If set to TRUE, displays the number of pathways already analyzed.

beta

Weights to be assigned to each type of gene/protein relation type. It should be a named numeric vector of length 23, whose names must be: c("activation","compound","binding/association","expression", "inhibition","activation_phosphorylation","phosphorylation", "indirect","inhibition_phosphorylation","dephosphorylation_inhibition", "dissociation","dephosphorylation","activation_dephosphorylation", "state","activation_indirect","inhibition_ubiquination","ubiquination", "expression_indirect","indirect_inhibition","repression", "binding/association_phosphorylation","dissociation_phosphorylation","indirect_phosphorylation") If set to null, beta will be by default chosen as: c(1,0,0,1,1,1,0,0,1,1,0,0,1,0,1,1,0,1,1,1,0,0,0).

Value

Get one Data in data frame format,which cotains pathway's id,pathway's name and PFS_score.


path_cox_data

Description

path_cox_data

Usage

path_cox_data

Format

An object of class data.frame with 105 rows and 9 columns.


path_gene

Description

path_gene

Usage

path_gene

Format

An object of class list of length 7.


path_Ucox_mul

Description

path_Ucox_mul

Usage

path_Ucox_mul

Format

An object of class matrix (inherits from array) with 7 rows and 5 columns.


path_Ucox_mul_res

Description

path_Ucox_mul_res

Usage

path_Ucox_mul_res

Format

An object of class matrix (inherits from array) with 7 rows and 5 columns.


pfs_score

Description

pfs_score.

Usage

pfs_score

Format

An object of class matrix (inherits from array) with 123 rows and 105 columns.


response

Description

response.

Usage

response

Format

An object of class data.frame with 110 rows and 2 columns.
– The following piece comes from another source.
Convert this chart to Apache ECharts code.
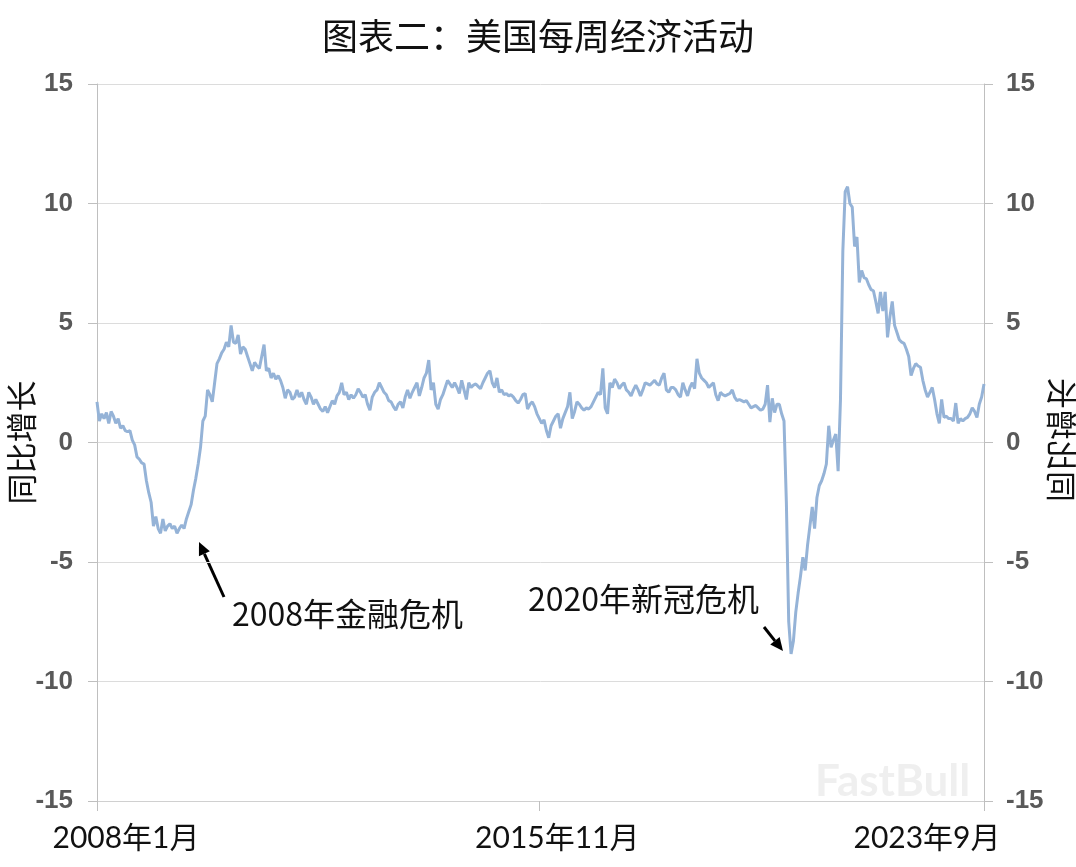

roc_data, the data frame use for ploting ROC curve

Description

The roc_data is used to generate ROC curves.

Usage

roc_data

Format

An object of class matrix (inherits from array) with 105 rows and 4 columns.


sig

Description

sig

Usage

sig

Format

An object of class character of length 7.


sur

Description

sur

Usage

sur

Format

An object of class data.frame with 110 rows and 2 columns.


symbol_Entrez

Description

symbol_Entrez

Usage

symbol_Entrez

Format

An object of class data.frame with 54245 rows and 2 columns.